TASK: Without the pictures, copy all the entries below exactly.

(Rows from a dataset of charts and code)
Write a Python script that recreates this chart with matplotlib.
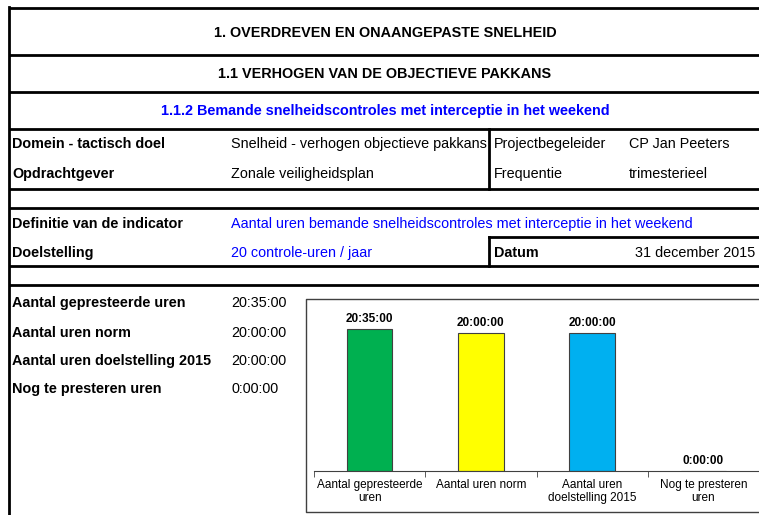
import matplotlib
matplotlib.use("Agg")
import matplotlib.pyplot as plt

# bar chart data (values in seconds)
categories = ["Aantal gepresteerde\nuren", "Aantal uren norm",
              "Aantal uren\ndoelstelling 2015", "Nog te presteren\nuren"]
seconds = [20 * 3600 + 35 * 60, 20 * 3600, 20 * 3600, 0]
bar_colors = ["#00b050", "#ffff00", "#00b0f0", "#ffffff"]

# sheet texts
title_1 = "1. OVERDREVEN EN ONAANGEPASTE SNELHEID"
title_2 = "1.1 VERHOGEN VAN DE OBJECTIEVE PAKKANS"
title_3 = "1.1.2 Bemande snelheidscontroles met interceptie in het weekend"
info_rows = [
    ("Domein - tactisch doel", "Snelheid - verhogen objectieve pakkans", "Projectbegeleider", "CP Jan Peeters"),
    ("Opdrachtgever", "Zonale veiligheidsplan", "Frequentie", "trimesterieel"),
]
definitie = ("Definitie van de indicator", "Aantal uren bemande snelheidscontroles met interceptie in het weekend")
doel = ("Doelstelling", "20 controle-uren / jaar")
datum = ("Datum", "31 december 2015")
summary_labels = ["Aantal gepresteerde uren", "Aantal uren norm",
                  "Aantal uren doelstelling 2015", "Nog te presteren uren"]


def fmt(sec):
    h = sec // 3600
    m = (sec % 3600) // 60
    s = sec % 60
    return "%d:%02d:%02d" % (h, m, s)


plt.rcParams["font.family"] = ["Liberation Sans", "DejaVu Sans"]
W, H = 759, 515
fig = plt.figure(figsize=(W / 100, H / 100), dpi=100)
bg = fig.add_axes([0, 0, 1, 1])
bg.set_xlim(0, W)
bg.set_ylim(H, 0)
bg.axis("off")

fs = 10.35
blue = "#0000ff"
lw = 2.0

# table lines
for y in [8, 55, 92, 129, 189, 208, 266, 285]:
    bg.plot([9, W], [y, y], color="black", lw=lw, solid_capstyle="butt")
bg.plot([9, 9], [7, H], color="black", lw=lw)
bg.plot([489, 489], [129, 189], color="black", lw=lw)
bg.plot([489, 489], [237, 266], color="black", lw=lw)
bg.plot([489, W], [237, 237], color="black", lw=lw)

# titles
bg.text(385, 37, title_1, ha="center", fontsize=fs, fontweight="bold")
bg.text(385, 78, title_2, ha="center", fontsize=fs, fontweight="bold")
bg.text(385, 115, title_3, ha="center", fontsize=fs, fontweight="bold", color=blue)

for (a, b, c, d), y in zip(info_rows, [148, 178]):
    bg.text(12, y, a, fontsize=fs, fontweight="bold")
    bg.text(231, y, b, fontsize=fs)
    bg.text(494, y, c, fontsize=fs)
    bg.text(629, y, d, fontsize=fs)

bg.text(12, 228, definitie[0], fontsize=fs, fontweight="bold")
bg.text(231, 228, definitie[1], fontsize=fs, color=blue)
bg.text(12, 257, doel[0], fontsize=fs, fontweight="bold")
bg.text(231, 257, doel[1], fontsize=fs, color=blue)
bg.text(494, 257, datum[0], fontsize=fs, fontweight="bold")
bg.text(755, 257, datum[1], fontsize=fs, ha="right")

for lab, sec, y in zip(summary_labels, seconds, [307, 337, 365, 393]):
    bg.text(12, y, lab, fontsize=fs, fontweight="bold")
    bg.text(231, y, fmt(sec), fontsize=fs)

# chart frame (runs off the right edge)
bg.plot([W, 306, 306, W], [299, 299, 512, 512], color="#404040", lw=1)

# bar chart
ax = fig.add_axes([314 / W, (H - 471) / H, 445 / W, 166 / H])
hours = [s / 3600 for s in seconds]
x = list(range(len(categories)))
bars = ax.bar(x, hours, width=0.41, color=bar_colors, edgecolor="#404040", lw=0.8)
for b, s in zip(bars, seconds):
    ax.annotate(fmt(s), (b.get_x() + b.get_width() / 2, b.get_height()),
                xytext=(0, 5), textcoords="offset points", ha="center", va="baseline",
                fontsize=8.5, fontweight="bold")
ax.set_xlim(-0.5, 3.5)
ax.set_ylim(0, 24)
ax.set_yticks([])
for side in ["top", "left", "right"]:
    ax.spines[side].set_visible(False)
ax.spines["bottom"].set_color("#404040")
ax.set_xticks(x)
ax.set_xticklabels(categories, fontsize=8.5, linespacing=1.1)
ax.tick_params(axis="x", which="major", length=0, pad=6)
ax.set_xticks([-0.5, 0.5, 1.5, 2.5], minor=True)
ax.tick_params(axis="x", which="minor", length=4, color="#404040")
ax.patch.set_alpha(0)

fig.savefig("out.png", dpi=100)
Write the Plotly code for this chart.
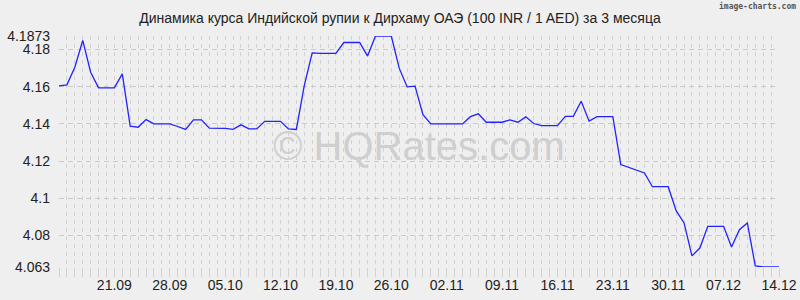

RESULT OF THIS EXERCISE:
Write a Python script that recreates this chart with matplotlib.
import matplotlib
matplotlib.use("Agg")
import matplotlib.pyplot as plt

# bar chart data (values in seconds)
categories = ["Aantal gepresteerde\nuren", "Aantal uren norm",
              "Aantal uren\ndoelstelling 2015", "Nog te presteren\nuren"]
seconds = [20 * 3600 + 35 * 60, 20 * 3600, 20 * 3600, 0]
bar_colors = ["#00b050", "#ffff00", "#00b0f0", "#ffffff"]

# sheet texts
title_1 = "1. OVERDREVEN EN ONAANGEPASTE SNELHEID"
title_2 = "1.1 VERHOGEN VAN DE OBJECTIEVE PAKKANS"
title_3 = "1.1.2 Bemande snelheidscontroles met interceptie in het weekend"
info_rows = [
    ("Domein - tactisch doel", "Snelheid - verhogen objectieve pakkans", "Projectbegeleider", "CP Jan Peeters"),
    ("Opdrachtgever", "Zonale veiligheidsplan", "Frequentie", "trimesterieel"),
]
definitie = ("Definitie van de indicator", "Aantal uren bemande snelheidscontroles met interceptie in het weekend")
doel = ("Doelstelling", "20 controle-uren / jaar")
datum = ("Datum", "31 december 2015")
summary_labels = ["Aantal gepresteerde uren", "Aantal uren norm",
                  "Aantal uren doelstelling 2015", "Nog te presteren uren"]


def fmt(sec):
    h = sec // 3600
    m = (sec % 3600) // 60
    s = sec % 60
    return "%d:%02d:%02d" % (h, m, s)


plt.rcParams["font.family"] = ["Liberation Sans", "DejaVu Sans"]
W, H = 759, 515
fig = plt.figure(figsize=(W / 100, H / 100), dpi=100)
bg = fig.add_axes([0, 0, 1, 1])
bg.set_xlim(0, W)
bg.set_ylim(H, 0)
bg.axis("off")

fs = 10.35
blue = "#0000ff"
lw = 2.0

# table lines
for y in [8, 55, 92, 129, 189, 208, 266, 285]:
    bg.plot([9, W], [y, y], color="black", lw=lw, solid_capstyle="butt")
bg.plot([9, 9], [7, H], color="black", lw=lw)
bg.plot([489, 489], [129, 189], color="black", lw=lw)
bg.plot([489, 489], [237, 266], color="black", lw=lw)
bg.plot([489, W], [237, 237], color="black", lw=lw)

# titles
bg.text(385, 37, title_1, ha="center", fontsize=fs, fontweight="bold")
bg.text(385, 78, title_2, ha="center", fontsize=fs, fontweight="bold")
bg.text(385, 115, title_3, ha="center", fontsize=fs, fontweight="bold", color=blue)

for (a, b, c, d), y in zip(info_rows, [148, 178]):
    bg.text(12, y, a, fontsize=fs, fontweight="bold")
    bg.text(231, y, b, fontsize=fs)
    bg.text(494, y, c, fontsize=fs)
    bg.text(629, y, d, fontsize=fs)

bg.text(12, 228, definitie[0], fontsize=fs, fontweight="bold")
bg.text(231, 228, definitie[1], fontsize=fs, color=blue)
bg.text(12, 257, doel[0], fontsize=fs, fontweight="bold")
bg.text(231, 257, doel[1], fontsize=fs, color=blue)
bg.text(494, 257, datum[0], fontsize=fs, fontweight="bold")
bg.text(755, 257, datum[1], fontsize=fs, ha="right")

for lab, sec, y in zip(summary_labels, seconds, [307, 337, 365, 393]):
    bg.text(12, y, lab, fontsize=fs, fontweight="bold")
    bg.text(231, y, fmt(sec), fontsize=fs)

# chart frame (runs off the right edge)
bg.plot([W, 306, 306, W], [299, 299, 512, 512], color="#404040", lw=1)

# bar chart
ax = fig.add_axes([314 / W, (H - 471) / H, 445 / W, 166 / H])
hours = [s / 3600 for s in seconds]
x = list(range(len(categories)))
bars = ax.bar(x, hours, width=0.41, color=bar_colors, edgecolor="#404040", lw=0.8)
for b, s in zip(bars, seconds):
    ax.annotate(fmt(s), (b.get_x() + b.get_width() / 2, b.get_height()),
                xytext=(0, 5), textcoords="offset points", ha="center", va="baseline",
                fontsize=8.5, fontweight="bold")
ax.set_xlim(-0.5, 3.5)
ax.set_ylim(0, 24)
ax.set_yticks([])
for side in ["top", "left", "right"]:
    ax.spines[side].set_visible(False)
ax.spines["bottom"].set_color("#404040")
ax.set_xticks(x)
ax.set_xticklabels(categories, fontsize=8.5, linespacing=1.1)
ax.tick_params(axis="x", which="major", length=0, pad=6)
ax.set_xticks([-0.5, 0.5, 1.5, 2.5], minor=True)
ax.tick_params(axis="x", which="minor", length=4, color="#404040")
ax.patch.set_alpha(0)

fig.savefig("out.png", dpi=100)
Write the Plotly code for this chart.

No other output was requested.